Shifty. Elusive. And quickly growing into an integral part of the Cincinnati offense.
Bernard had his best game on Sunday, running for a career-high 99 yards and catching four passes for 49 yards during a 42-28 win over the Colts. He leads the AFC in yards from scrimmage by a rookie with 1,023, giving the Bengals (9-4) the dual threat out of the backfield they’ve lacked for years.
With BenJarvus Green-Ellis filling the role of power runner, the Bengals have a combination that reminds them of the last time they made a deep playoff run.
They made it to the Super Bowl in 1988 with a running tandem of James Brooks and Ickey Woods. Woods did the straight-ahead running and danced his “Ickey Shuffle” after a score. Brooks was the dual-threat back who was second on the team in rushing and fourth in receiving.
“It’s just going to continue,” Bernard said. “We’ve just really hit our stride.”
The Bengals have been looking for a dual-threat back for years. They took Chris Perry in the first round in 2004, but he was hurt a lot. They took halfback Kenny Irons in the second round in 2007; that didn’t work out either. Change-of-pace running back Bernard Scott came in the sixth round in 2009, but also was hurt.
Bernard, a second-round pick out of North Carolina, has finally filled the niche.

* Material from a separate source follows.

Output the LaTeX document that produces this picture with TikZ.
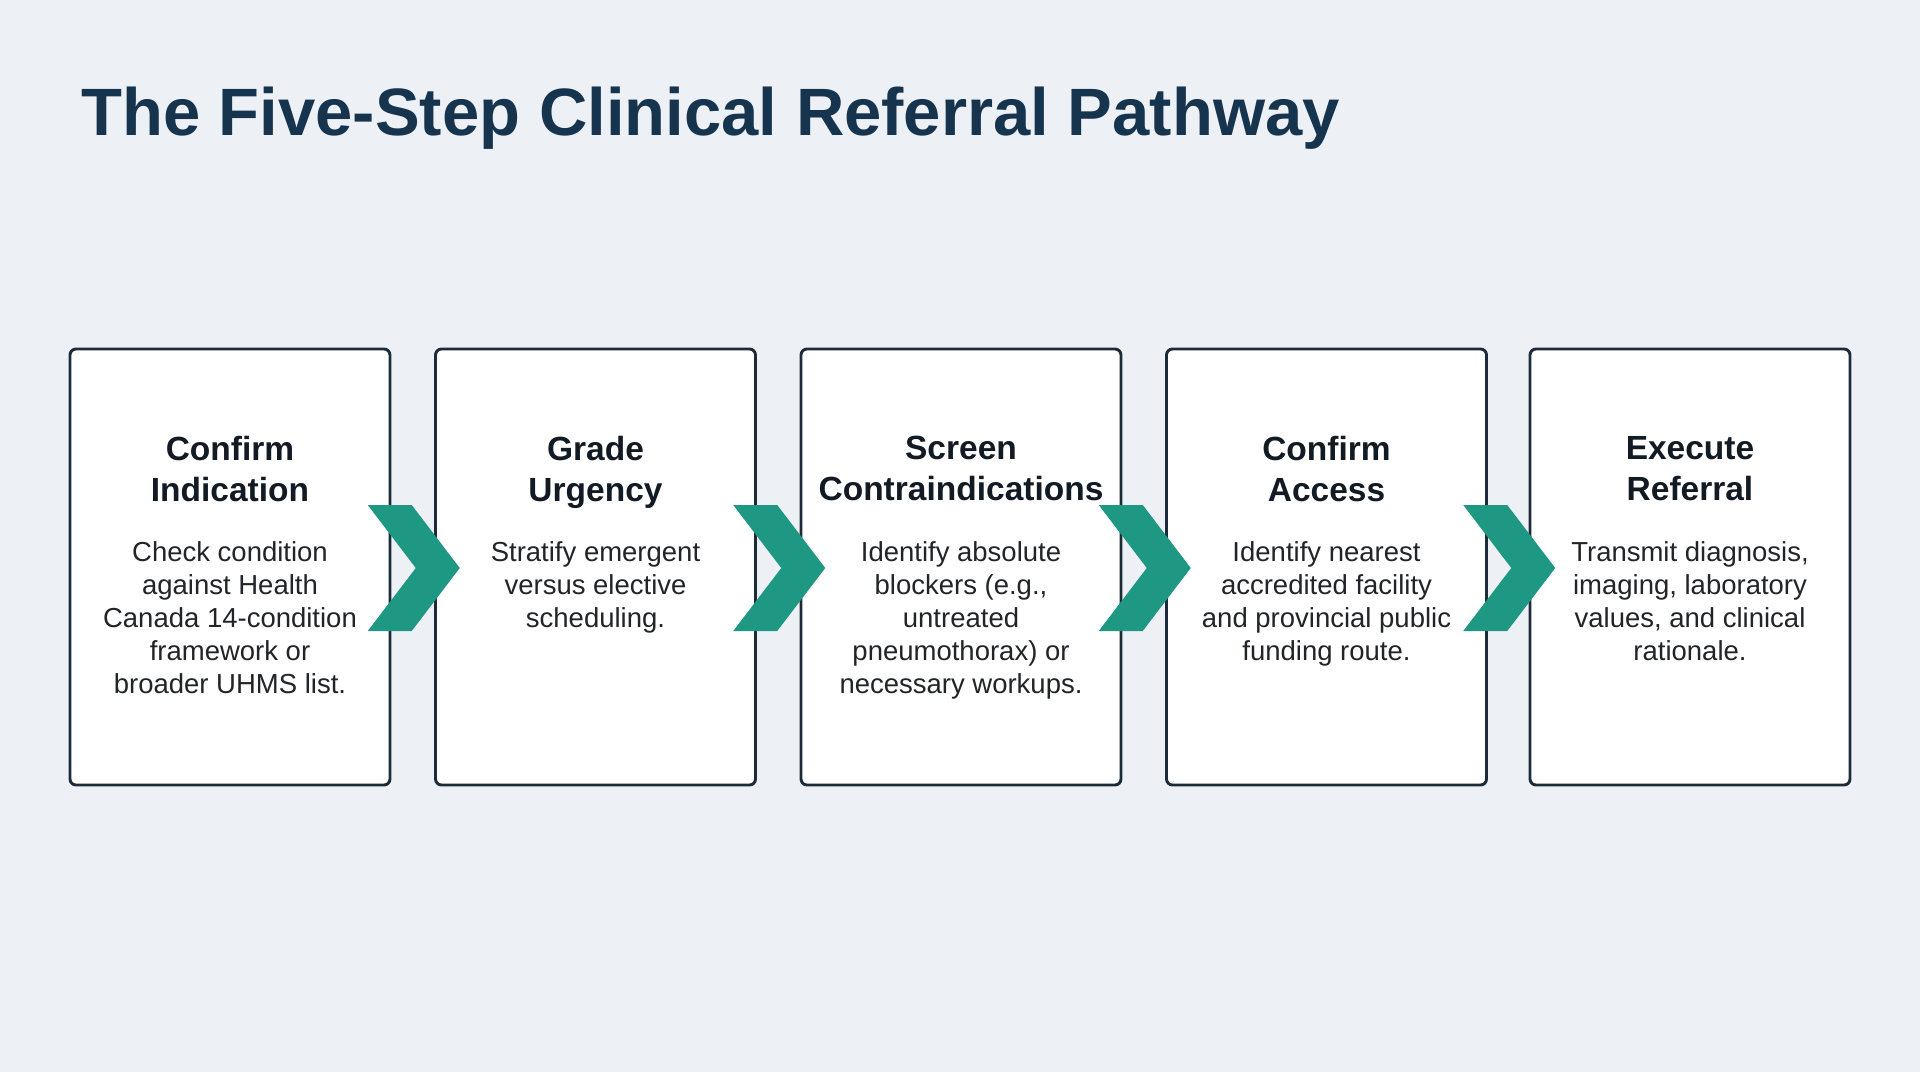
\documentclass[tikz,border=0pt]{standalone}
\usepackage{fontspec}
\setmainfont{Liberation Sans}
\usetikzlibrary{calc}
\definecolor{bgc}{HTML}{EDF1F5}
\definecolor{titlec}{HTML}{17344F}
\definecolor{boxline}{HTML}{1C2B3A}
\definecolor{headc}{HTML}{121A24}
\definecolor{bodyc}{HTML}{222428}
\definecolor{teal}{HTML}{1F9883}
\tikzset{
  stepbox/.style={draw=boxline, line width=2.9pt, fill=white, rounded corners=6pt,
    minimum width=320pt, minimum height=436pt, inner sep=0pt},
  headtxt/.style={anchor=north, align=center, inner sep=0pt, text=headc,
    font=\fontsize{33.5}{41}\selectfont\bfseries,
    execute at begin node={\rule{0pt}{27pt}}},
  bodytxt/.style={anchor=north, align=center, inner sep=0pt, text=bodyc,
    font=\fontsize{27.5}{33}\selectfont,
    execute at begin node={\rule{0pt}{22pt}}},
  chev/.style={fill=teal, draw=none}
}
\newcommand{\chevat}[1]{%
  \fill[chev] ($(#1)+(-46,-63)$) -- ($(#1)+(-2,-63)$) -- ($(#1)+(46,0)$) --
    ($(#1)+(-2,63)$) -- ($(#1)+(-46,63)$) -- ($(#1)+(2,0)$) -- cycle;}
\begin{document}
\begin{tikzpicture}[x=1pt,y=-1pt]
\fill[bgc] (0,0) rectangle (1920,1072);
\useasboundingbox (0,0) rectangle (1920,1072);

\node[anchor=base west, inner sep=0pt, text=titlec, font=\fontsize{67}{70}\selectfont\bfseries]
  (title) at (81,135) {The Five-Step Clinical Referral Pathway};

\node[stepbox] (b1) at (230,567) {};
\node[stepbox] (b2) at (595.5,567) {};
\node[stepbox] (b3) at (961,567) {};
\node[stepbox] (b4) at (1326.5,567) {};
\node[stepbox] (b5) at (1690,567) {};

\node[headtxt] (h1) at ([yshift=-88.5pt]b1.north) {Confirm\\Indication};
\node[headtxt] (h2) at ([yshift=-88.5pt]b2.north) {Grade\\Urgency};
\node[headtxt] (h3) at ([yshift=-88.5pt]b3.north) {Screen\\Contraindications};
\node[headtxt] (h4) at ([yshift=-88.5pt]b4.north) {Confirm\\Access};
\node[headtxt] (h5) at ([yshift=-88.5pt]b5.north) {Execute\\Referral};

\node[bodytxt] (t1) at ([yshift=-193.5pt]b1.north) {Check condition\\against Health\\Canada 14-condition\\framework or\\broader UHMS list.};
\node[bodytxt] (t2) at ([yshift=-193.5pt]b2.north) {Stratify emergent\\versus elective\\scheduling.};
\node[bodytxt] (t3) at ([yshift=-193.5pt]b3.north) {Identify absolute\\blockers (e.g.,\\untreated\\pneumothorax) or\\necessary workups.};
\node[bodytxt] (t4) at ([yshift=-193.5pt]b4.north) {Identify nearest\\accredited facility\\and provincial public\\funding route.};
\node[bodytxt] (t5) at ([yshift=-193.5pt]b5.north) {Transmit diagnosis,\\imaging, laboratory\\values, and clinical\\rationale.};

\coordinate (c1) at ($(b1.east)!0.5!(b2.west)+(1,1)$);
\coordinate (c2) at ($(b2.east)!0.5!(b3.west)+(1,1)$);
\coordinate (c3) at ($(b3.east)!0.5!(b4.west)+(1,1)$);
\coordinate (c4) at ($(b4.east)!0.5!(b5.west)+(1,1)$);
\chevat{c1}
\chevat{c2}
\chevat{c3}
\chevat{c4}
\end{tikzpicture}
\end{document}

“I think back to 2008 when Ray Rice was a rookie,” coach Marvin Lewis said, referring to the Ravens’ star running back. “Some of his runs — low to the ground with his hands down — that’s who we kind of likened Gio to as we evaluated him out of college.”

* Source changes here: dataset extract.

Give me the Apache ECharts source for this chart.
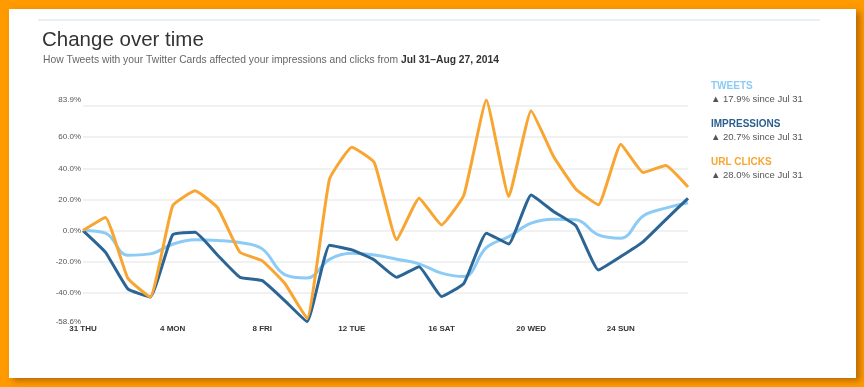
<!DOCTYPE html>
<html>
<head>
<meta charset="utf-8">
<script src="https://cdn.jsdelivr.net/npm/echarts@6/dist/echarts.min.js"></script>
<style>
html,body{margin:0;padding:0;background:#ff9a00;}
#chart{width:864px;height:387px;}
</style>
</head>
<body>
<div id="chart"></div>
<script>
const categories = ['31 THU','1 FRI','2 SAT','3 SUN','4 MON','5 TUE','6 WED','7 THU','8 FRI','9 SAT','10 SUN','11 MON','12 TUE','13 WED','14 THU','15 FRI','16 SAT','17 SUN','18 MON','19 TUE','20 WED','21 THU','22 FRI','23 SAT','24 SUN','25 MON','26 TUE','27 WED'];
const tweets = [0, -1.7, -15.9, -15.0, -8.8, -6.0, -6.4, -7.7, -11.8, -28.3, -30.5, -18.5, -14.6, -15.7, -18.4, -21.4, -27.4, -29.6, -11.0, -3.9, 4.7, 7.3, 6.9, -2.8, -4.9, 9.4, 14.4, 17.9];
const impressions = [0, -13.9, -37.5, -42.7, -2.8, -1.1, -15.7, -30.0, -32.2, -45.0, -58.6, -9.4, -12.4, -18.9, -30.0, -23.2, -42.4, -33.9, -1.7, -8.6, 22.9, 12.2, 3.0, -25.3, -16.7, -7.1, 6.9, 20.7];
const urlClicks = [0, 8.4, -30.7, -42.7, 15.9, 25.5, 14.8, -13.9, -19.5, -33.9, -56.5, 33.0, 53.6, 43.7, -6.0, 20.8, 3.6, 22.9, 83.9, 21.9, 77.0, 47.6, 26.6, 16.5, 55.5, 37.3, 41.8, 28.0];
const yLabelValues = [-58.6, -40, -20, 0, 20, 40, 60, 83.9];
const yGridValues = [-40, -20, 0, 20, 40, 60, 80];
const seriesNames = ['TWEETS', 'IMPRESSIONS', 'URL CLICKS'];
const seriesChange = ['17.9%', '20.7%', '28.0%'];
const titleText = 'Change over time';
const subtitleText = 'How Tweets with your Twitter Cards affected your impressions and clicks from ';
const subtitleBold = 'Jul 31\u2013Aug 27, 2014';

const colors = ['#8ccbf6', '#2b6596', '#f8a532'];
const legendColors = ['#8ccbf6', '#2b5f8e', '#f8a532'];
const FONT = '"Liberation Sans", Arial, Helvetica, sans-serif';

const chart = echarts.init(document.getElementById('chart'), null, {renderer: 'canvas'});

const legendGraphics = [];
const legendTop = [81, 119, 157];
seriesNames.forEach((n, i) => {
  legendGraphics.push({
    type: 'text', left: 711, top: legendTop[i],
    style: {text: n, fill: legendColors[i], font: 'bold 10px ' + FONT}
  });
  legendGraphics.push({
    type: 'text', left: 711, top: legendTop[i] + 13,
    style: {text: '\u25B2 ' + seriesChange[i] + ' since Jul 31', fill: '#555', font: '9.5px ' + FONT}
  });
});

const option = {
  backgroundColor: '#ff9a00',
  animation: false,
  textStyle: {fontFamily: FONT},
  graphic: [
    {type: 'rect', z: -10, shape: {x: 9, y: 9, width: 847, height: 369},
     style: {fill: '#ffffff', shadowBlur: 6, shadowOffsetX: 4, shadowOffsetY: 3, shadowColor: 'rgba(120,60,0,0.5)'}},
    {type: 'rect', z: -9, shape: {x: 38, y: 19, width: 782, height: 2},
     style: {fill: '#e9eff4'}},
    {type: 'text', left: 42, top: 30,
     style: {text: titleText, fill: '#333', font: '20.5px ' + FONT}},
    {type: 'text', left: 43, top: 55,
     style: {
       text: '{a|' + subtitleText + '}{b|' + subtitleBold + '}',
       rich: {
         a: {fill: '#666', font: '10.3px ' + FONT},
         b: {fill: '#333', font: 'bold 10.3px ' + FONT}
       }
     }},
    ...legendGraphics
  ],
  grid: {left: 83, right: 176, top: 100, height: 221.7, containLabel: false},
  xAxis: {
    type: 'category',
    data: categories,
    boundaryGap: false,
    axisLine: {show: false},
    axisTick: {show: false},
    axisLabel: {interval: 3, color: '#333', fontSize: 8, fontWeight: 'bold', margin: 3, fontFamily: FONT},
    splitLine: {show: false}
  },
  yAxis: {
    type: 'value',
    min: -58.6,
    max: 83.9,
    axisLine: {show: false},
    axisTick: {show: false, customValues: yGridValues},
    axisLabel: {customValues: yLabelValues, color: '#555', fontSize: 8, margin: 2, fontFamily: FONT,
      formatter: v => v.toFixed(1) + '%'},
    splitLine: {show: true, lineStyle: {color: '#ededed', width: 1.5}}
  },
  series: [
    {name: seriesNames[0], type: 'line', data: tweets, smooth: 0.4, showSymbol: false, symbol: 'none',
     lineStyle: {color: colors[0], width: 3, join: 'round'}, z: 2},
    {name: seriesNames[1], type: 'line', data: impressions, smooth: 0.12, showSymbol: false, symbol: 'none',
     lineStyle: {color: colors[1], width: 3, join: 'round'}, z: 3},
    {name: seriesNames[2], type: 'line', data: urlClicks, smooth: 0.12, showSymbol: false, symbol: 'none',
     lineStyle: {color: colors[2], width: 3, join: 'round'}, z: 4}
  ]
};
chart.setOption(option);
</script>
</body>
</html>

The Bengals have taken a while to figure out how to blend the two together. They’ve found the right mix in the last few weeks.
Bernard has at least 95 yards rushing and receiving in four of the last five games. On Sunday, he came up one yard shy of becoming the first Bengals running back to run for 100 yards this season.
“For me, the biggest thing that I try to do is just all-purpose yards,” Bernard said. “It’s not the running, it’s not the [receiving], it’s just a combination of the two.”
While the Bengals haven’t had a 100-yard rusher, they’ve had big games with the two of them running the ball. They piled up 155 yards against the Colts, the fifth time this season they’ve rushed for more than 150 in a game.
Green-Ellis had 48 yards on 17 carries against the Colts and a pair of touchdown runs, including one they were still talking about Monday. The Bengals went for it on fourth down from the Indianapolis 1-yard line late in the first half.
Nose tackle Josh Chapman swiped at Green-Ellis’ feet and appeared to trip him in the backfield. Green-Ellis stumbled forward and landed at the 1, then stretched the ball into the end zone. He was initially ruled down at the 1, but the Bengals were awarded a touchdown upon review.
Referee Jeff Triplette said the review focused only on whether Green-Ellis was touched as he fell at the 1-yard line, not whether he was tripped in the backfield.
Triplette’s crew had trouble getting the down and distance correct at the end of the Giants’ 24-17 win over Washington last week.
“I guess it’s just not a good week for those guys,” Green-Ellis said Monday. “I’m just happy that we get one in our favor. Man, we’ve had so many calls go against us in the opposite direction. So I’m happy to get one and that we got away with that one like that.”